A few minutes later, the phone rang again. The caller introduced herself as Seas. "How much money is there in the vault?" she asked, according to the cops.

"About $15,000," he said.

"I'm showing there's more," she replied.

Indeed, when Rodriguez checked, there was more. A lot more.

The caller politely instructed the teen to take out $26,000 and hand it to a broker, who would be in shortly. The gentleman would recite a secret number code: 1203.

"I was like, 'Are you sure I don't have to call my manager?'" Rodriguez says. "She told me: 'No, I already spoke to her.'"

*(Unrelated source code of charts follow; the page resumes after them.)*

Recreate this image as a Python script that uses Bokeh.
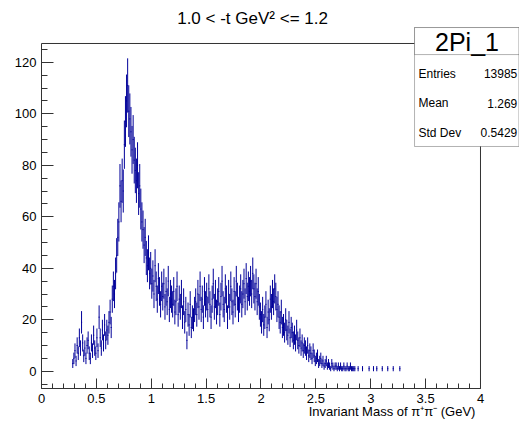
import numpy as np
from bokeh.plotting import figure
from bokeh.models import Range1d, FixedTicker, Label, BoxAnnotation, ColumnDataSource
from bokeh.embed import file_html
from bokeh.resources import INLINE

# ---------------- data ----------------
bin_lo = 0.28
bin_width = 0.01
counts = (
    [3, 5]
    + [8, 4, 10, 7, 13, 9, 19, 11, 6, 9]            # 0.30
    + [5, 10, 12, 7, 5, 11, 8, 14, 9, 7]            # 0.40
    + [13, 8, 21, 13, 9, 16, 11, 18, 12, 16]        # 0.50
    + [14, 19, 23, 17, 28, 33, 30, 38, 45, 52]      # 0.60
    + [58, 72, 66, 74, 70, 88, 97, 105, 111, 101]   # 0.70
    + [98, 93, 86, 90, 82, 78, 74, 80, 69, 72]      # 0.80
    + [63, 58, 55, 49, 52, 44, 41, 46, 38, 40]      # 0.90
    + [34, 37, 30, 41, 33, 28, 36, 31, 26, 33]      # 1.00
    + [29, 34, 25, 31, 27, 35, 24, 30, 28, 26]      # 1.10
    + [31, 23, 27, 33, 22, 28, 25, 30, 21, 27]      # 1.20
    + [19, 24, 12, 22, 18, 26, 17, 21, 20, 24]      # 1.30
    + [27, 22, 30, 25, 33, 24, 28, 21, 31, 26]      # 1.40
    + [29, 24, 32, 26, 21, 28, 34, 25, 30, 23]      # 1.50
    + [27, 31, 22, 29, 35, 26, 24, 32, 28, 21]      # 1.60
    + [30, 25, 33, 27, 23, 31, 26, 35, 29, 24]      # 1.70
    + [28, 32, 26, 30, 34, 27, 36, 29, 33, 31]      # 1.80
    + [35, 30, 38, 32, 29, 34, 27, 31, 25, 22]      # 1.90
    + [19, 24, 18, 21, 26, 17, 23, 20, 28, 25]      # 2.00
    + [30, 27, 32, 29, 24, 26, 21, 19, 23, 17]      # 2.10
    + [18, 15, 20, 16, 14, 19, 13, 17, 15, 12]      # 2.20
    + [14, 11, 16, 12, 10, 13, 9, 11, 8, 10]        # 2.30
    + [9, 7, 10, 6, 8, 7, 5, 8, 6, 4]               # 2.40
    + [5, 6, 3, 4, 5, 3, 4, 2, 3, 4]                # 2.50
    + [2, 3, 2, 1, 3, 2, 1, 2, 2, 1]                # 2.60
    + [2, 1, 2, 1, 1, 2, 1, 1, 2, 1]                # 2.70
    + [1, 2, 1, 1, 1, 1, 0, 0, 1, 0]                # 2.80
    + [0, 0, 1, 0, 0, 0, 0, 0, 1, 0]                # 2.90
    + [0, 0, 1, 0, 0, 1, 0, 0, 0, 0]                # 3.00
    + [1, 0, 0, 0, 0, 1, 0, 0, 0, 0]                # 3.10
    + [1, 0, 0, 0, 0, 0, 1, 0, 0, 0]                # 3.20
)

x_ticks = [0, 0.5, 1, 1.5, 2, 2.5, 3, 3.5, 4]
x_tick_labels = ["0", "0.5", "1", "1.5", "2", "2.5", "3", "3.5", "4"]
x_minor_ticks = [i / 10 for i in range(0, 41)]
y_ticks = [0, 20, 40, 60, 80, 100, 120]
y_minor_ticks = list(range(-5, 130, 5))

title_text = "1.0 < -t GeV\u00b2 <= 1.2"
x_label = "Invariant Mass of \u03c0\u207a\u03c0\u207b (GeV)"
stats_name = "2Pi_1"
stats_keys = ["Entries", "Mean", "Std Dev"]
stats_vals = ["13985", "1.269", "0.5429"]

# ---------------- derived ----------------
c = np.array(counts, dtype=float)
lo = bin_lo + bin_width * np.arange(len(c))
hi = lo + bin_width
mid = (lo + hi) / 2
err = np.sqrt(c)
keep = c > 0
src = ColumnDataSource(dict(
    lo=lo[keep], hi=hi[keep], mid=mid[keep], v=c[keep],
    v0=(c - err)[keep], v1=(c + err)[keep],
))

FONT = "Liberation Sans"
COLOR = "#000099"
FRAME = "#333333"
X0, X1 = 0, 4          # data frame in x
Y0, Y1 = -6.7, 127.3   # data frame in y

p = figure(width=519, height=424, output_backend="svg", toolbar_location=None,
           x_range=Range1d(-0.3736, 4.3554), y_range=Range1d(-20.68, 144.0),
           min_border=0)
p.background_fill_color = "white"
p.border_fill_color = "white"
p.xgrid.visible = False
p.ygrid.visible = False
p.outline_line_color = None

# plot frame
p.quad(left=[X0], right=[X1], bottom=[Y0], top=[Y1], fill_color=None,
       line_color=FRAME, line_width=1)

p.segment(x0="mid", x1="mid", y0="v0", y1="v1", source=src, line_color=COLOR, line_width=1)
p.segment(x0="lo", x1="hi", y0="v", y1="v", source=src, line_color=COLOR, line_width=1)

xa = p.xaxis[0]
xa.fixed_location = Y0
xa.ticker = FixedTicker(ticks=x_ticks, minor_ticks=x_minor_ticks)
xa.major_label_overrides = {t: l for t, l in zip(x_ticks, x_tick_labels)}
xa.major_tick_in = 10
xa.major_tick_out = 0
xa.minor_tick_in = 5
xa.minor_tick_out = 0
xa.major_label_standoff = 5
xa.major_label_text_font = FONT
xa.major_label_text_font_size = "13px"
xa.major_label_text_color = "black"
xa.axis_line_color = None
xa.major_tick_line_color = FRAME
xa.minor_tick_line_color = FRAME

ya = p.yaxis[0]
ya.fixed_location = X0
ya.ticker = FixedTicker(ticks=y_ticks, minor_ticks=y_minor_ticks)
ya.major_tick_in = 12
ya.major_tick_out = 0
ya.minor_tick_in = 6
ya.minor_tick_out = 0
ya.major_label_standoff = 5
ya.major_label_text_font = FONT
ya.major_label_text_font_size = "13px"
ya.major_label_text_color = "black"
ya.axis_line_color = None
ya.major_tick_line_color = FRAME
ya.minor_tick_line_color = FRAME

# title
p.add_layout(Label(x=1.923, y=137.0, text=title_text, text_align="center", text_baseline="middle",
                   text_font=FONT, text_font_size="17px", text_color="black"))
# x axis label
p.add_layout(Label(x=3.954, y=-15.6, text=x_label, text_align="right", text_baseline="middle",
                   text_font=FONT, text_font_size="13px", text_color="black"))

# stats box
p.add_layout(BoxAnnotation(left=3.399, right=4.35, top=133.5, bottom=87.3,
                           fill_color="white", fill_alpha=1.0, line_color="black", line_width=1,
                           level="overlay"))
p.add_layout(BoxAnnotation(left=3.399, right=4.35, top=133.5, bottom=123.0,
                           fill_color="white", fill_alpha=1.0, line_color="black", line_width=1,
                           level="overlay"))
p.add_layout(Label(x=3.877, y=128.0, text=stats_name, text_align="center", text_baseline="middle",
                   text_font=FONT, text_font_size="25px", text_color="black", level="overlay"))
for key, val, yy in zip(stats_keys, stats_vals, [115.6, 104.0, 92.7]):
    p.add_layout(Label(x=3.435, y=yy, text=key, text_align="left", text_baseline="middle",
                       text_font=FONT, text_font_size="12px", text_color="black", level="overlay"))
    p.add_layout(Label(x=4.335, y=yy, text=val, text_align="right", text_baseline="middle",
                       text_font=FONT, text_font_size="12px", text_color="black", level="overlay"))

open("out.html", "w").write(file_html(p, INLINE))
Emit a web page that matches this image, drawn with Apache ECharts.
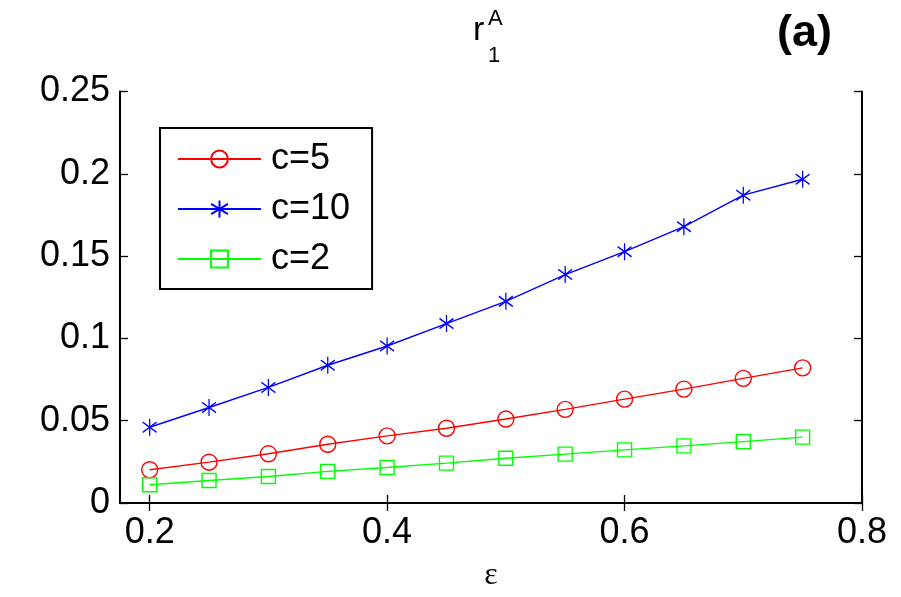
<!DOCTYPE html>
<html>
<head>
<meta charset="utf-8">
<script src="https://cdn.jsdelivr.net/npm/echarts@6/dist/echarts.min.js"></script>
<style>
    html, body { margin: 0; padding: 0; background: #fff; }
    #chart { width: 901px; height: 597px; }
</style>
</head>
<body>
<div id="chart"></div>
<script>
var epsilon = [0.2, 0.25, 0.3, 0.35, 0.4, 0.45, 0.5, 0.55, 0.6, 0.65, 0.7, 0.75];
var c5 = [0.0202, 0.0248, 0.0299, 0.0357, 0.0408, 0.0454, 0.0510, 0.0569, 0.0631, 0.0692, 0.0757, 0.0821];
var c10 = [0.0460, 0.0580, 0.0702, 0.0837, 0.0954, 0.1090, 0.1225, 0.1388, 0.1527, 0.1679, 0.1870, 0.1967];
var c2 = [0.0111, 0.0137, 0.0161, 0.0192, 0.0216, 0.0242, 0.0272, 0.0297, 0.0323, 0.0347, 0.0373, 0.0400];
var xTicks = [0.2, 0.4, 0.6, 0.8];
var seriesNames = ['c=5', 'c=10', 'c=2'];

function pairs(ys) {
    return epsilon.map(function (x, i) { return [x, ys[i]]; });
}

var font = 'Liberation Sans, Arial, sans-serif';
// matlab style asterisk marker
var star = 'path://M0,-10L0,10M-8,-6L8,6M-8,6L8,-6';

function lineSeries(name, ys, color, symbol, size) {
    return {
        name: name,
        type: 'line',
        data: pairs(ys),
        symbol: symbol,
        symbolSize: size,
        lineStyle: { color: color, width: 1.4 },
        itemStyle: { color: 'rgba(0,0,0,0)', borderColor: color, borderWidth: 1.4 },
        emphasis: { disabled: true }
    };
}

var chart = echarts.init(document.getElementById('chart'));
chart.setOption({
    animation: false,
    grid: { left: 120, right: 39, top: 91.5, bottom: 92 },
    legend: {
        data: seriesNames,
        orient: 'vertical',
        left: 160,
        top: 128,
        padding: [13, 22, 12, 17],
        itemWidth: 83,
        itemHeight: 21,
        itemGap: 14,
        backgroundColor: '#fff',
        borderColor: '#000',
        borderWidth: 2,
        textStyle: { fontFamily: font, fontSize: 36, color: '#000', lineHeight: 36, padding: [0, 0, 0, 5] }
    },
    graphic: [
        { type: 'text', left: 473, top: 14, style: { text: 'r', font: '34px ' + font, fill: '#000' } },
        { type: 'text', left: 488, top: 8, style: { text: 'A', font: '22px ' + font, fill: '#000' } },
        { type: 'text', left: 488, top: 45, style: { text: '1', font: '22px ' + font, fill: '#000' } },
        { type: 'text', left: 777, top: 11, style: { text: '(a)', font: 'bold 45px ' + font, fill: '#000' } }
    ],
    xAxis: [{
        type: 'value',
        min: 0.175,
        max: 0.8,
        name: 'ε',
        nameLocation: 'middle',
        nameGap: 57,
        nameTextStyle: { fontFamily: 'Liberation Serif, serif', fontSize: 32, color: '#000' },
        axisLine: { lineStyle: { color: '#000', width: 2 } },
        axisTick: { inside: true, length: 8, lineStyle: { color: '#000', width: 1.3 }, customValues: xTicks },
        axisLabel: { customValues: xTicks, margin: 12, fontFamily: font, fontSize: 36, color: '#000' },
        splitLine: { show: false }
    }, {
        type: 'value',
        position: 'top',
        min: 0.175,
        max: 0.8,
        axisLine: { lineStyle: { color: '#000', width: 2 } },
        axisTick: { inside: true, length: 8, lineStyle: { color: '#000', width: 1.3 }, customValues: xTicks },
        axisLabel: { show: false },
        splitLine: { show: false }
    }],
    yAxis: [{
        type: 'value',
        min: 0,
        max: 0.25,
        interval: 0.05,
        axisLine: { show: true, lineStyle: { color: '#000', width: 2 } },
        axisTick: { show: true, inside: true, length: 8, lineStyle: { color: '#000', width: 1.3 } },
        axisLabel: { margin: 10, fontFamily: font, fontSize: 36, color: '#000' },
        splitLine: { show: false }
    }, {
        type: 'value',
        position: 'right',
        min: 0,
        max: 0.25,
        interval: 0.05,
        axisLine: { show: true, lineStyle: { color: '#000', width: 2 } },
        axisTick: { show: true, inside: true, length: 8, lineStyle: { color: '#000', width: 1.3 } },
        axisLabel: { show: false },
        splitLine: { show: false }
    }],
    series: [
        lineSeries('c=5', c5, '#ff0000', 'circle', 16),
        lineSeries('c=10', c10, '#0000ff', star, [14, 17]),
        lineSeries('c=2', c2, '#00ff00', 'rect', 14)
    ]
});
</script>
</body>
</html>
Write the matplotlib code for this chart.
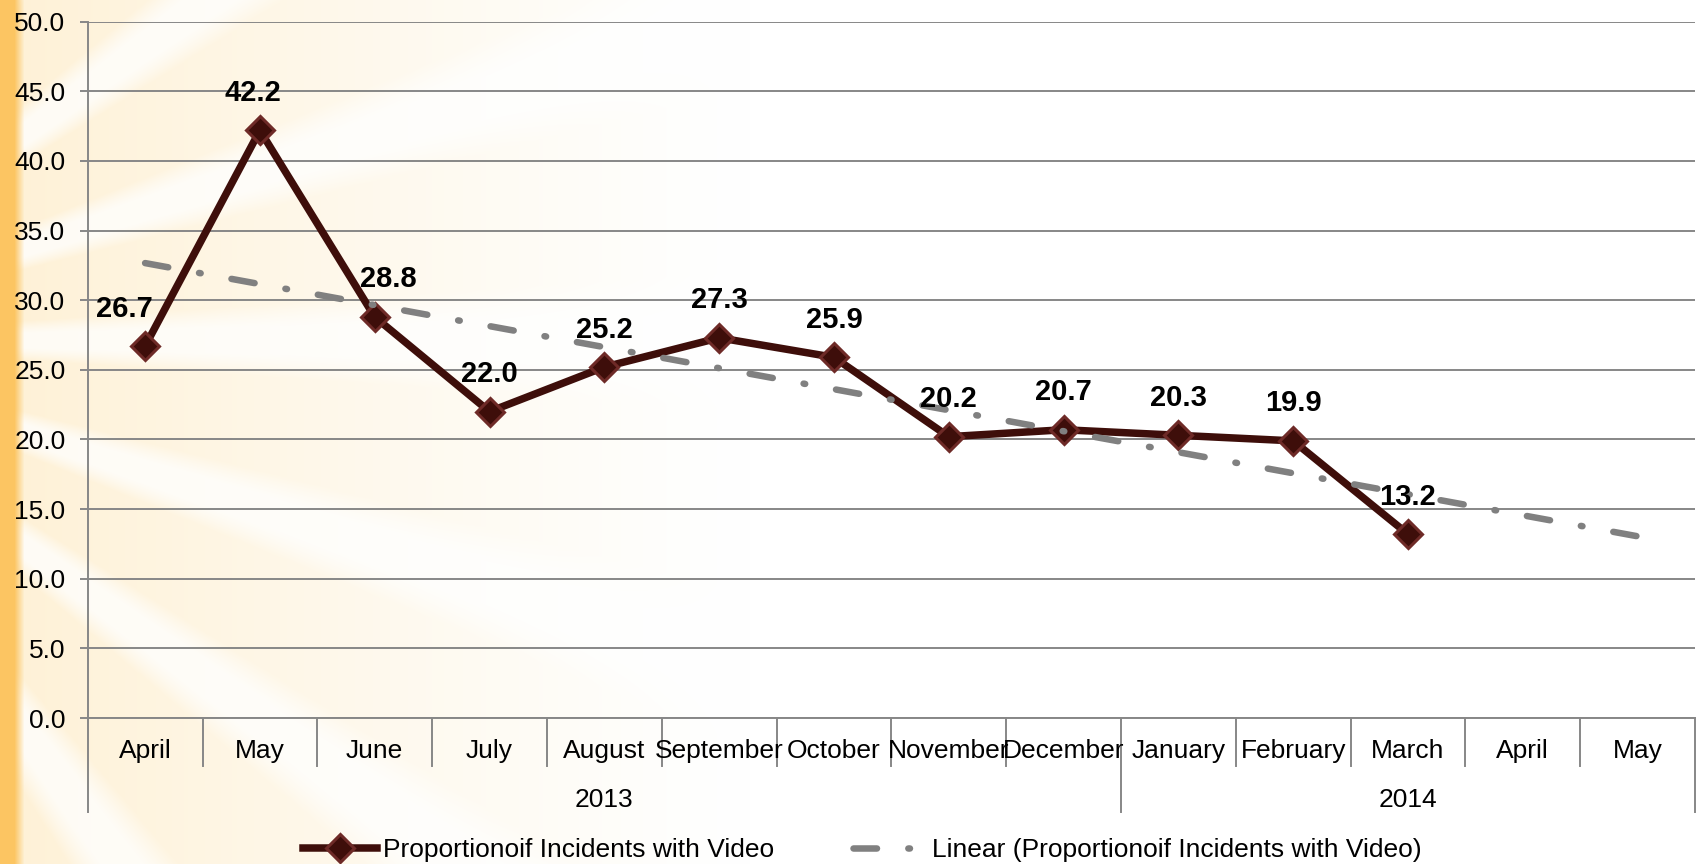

So he filled a black bag with several stacks of crisp $100 bills. Within half an hour, a short man wearing a fedora and a gray pinstripe suit strolled into the store, shaking his umbrella. He recited the code, and Rodriguez handed over the loot.

But once the dapper fellow was out the door, Rodriguez got a bad feeling. He called a manager, who "started screaming and went crazy," he says. Nobody was scheduled to pick up that much cash, she told him.

Rodriguez then called the police. They weren't particularly supportive. "Cops made me feel dumb. They were like, 'You just gave away a bag of money?'"

The case is still open, according to North Miami Beach Police Det. Denise Love. Nobody has been charged.

Adds Rodriguez: "They were so smart and slick... It's like one of those movies."